I actually HATE Freud, but I could talk about his theory of the Uncanny for hours. The Uncanny is anything that gives you that creepy feeling that something isn’t quite right, a type of anxiety and uncertainty. It arises when the boundary between fantasy and reality is blurred, when we are faced with the reality of something that we have until now considered imaginary.

Freud believes that the feeling of the “Uncanny” has its origin in something that was once familiar and well-known that has long been forgotten. He basis it in primitive man’s feelings on God and death, feelings we have repressed in modern society.

There are two main ways the Uncanny manifests:

  1. The double or doppelganger. Freud believes this comes from when primitive man believed in an animistic form of religion in which everything had a spirit. He made images of himself (think Egyptian sarcophagi) as an attempt and immortality; but then those images became reminders of his of mortality, and thus engendered fear. Examples:
    • In Angela Carter’s The Bloody Chamber, the main character is often seen playing the piano under a portrait of St. Cecilia who also plays the piano, and was a martyr, which seems to be the death the main character is heading toward.
    • Twins in every horror movie. Ever.
    • Mirror images, shadows, ghosts and guardian spirits—even our own conscience.
    • Things that are not quite living, but not quite inanimate either, such as dolls, automations, and wax figures.
  1. Repetition. Freud believes this comes from an infantile compulsion to repeat, which dominates the unconscious mind. We are helpless to stop it and therefore it creates anxiety. One example is seeing the same number everywhere and taking it as an omen. This is also why The Raven’s “tap, tap, tapping” and “rap, rap, rapping” gives us the chills.

Freud also mentions severed limbs (which he says come from a castration complex, especially the eyes), wish-fulfillment, the evil eye, and madness as forms of the Uncanny.

Freud says the uncanny can’t happen in fairy tales or other forms of fantasy because we already know anything can happen in them. He believes that the uncanny happens the most often in stories where reality is interrupted by some form of fantasy and where the reader highly identifies with the place and point of view character. In that way, the reader can feel the uncanny event as though it is happening to them.
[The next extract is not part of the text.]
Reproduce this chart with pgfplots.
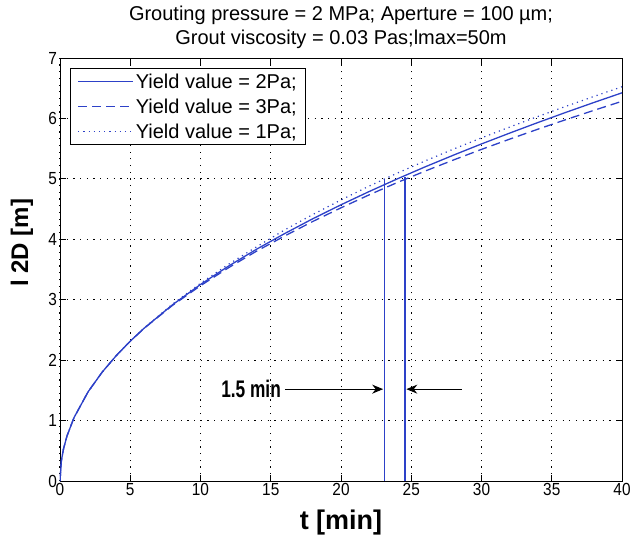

Why All Things Gothic Endure
I think humans will always have an attachment to the Gothic because we are always going to need a safe space in which to work out our fears, especially the deepest and darkest of them. It is part of human nature to want to question and explore the “unexplainable.” It’s also human nature to like to be scared; it’s a way to have a brush with danger and death without the consequences.

The Best Gothic Authors Today

  • Carol Goodman (aka Juliet Dark)
  • Ruth Ware
  • Diane Setterfield
  • Kate Morton
  • Libbra Bray

Happy Halloween, everyone! And Blessed Samhain, All Saints and All Souls, if you celebrate any of those holy days.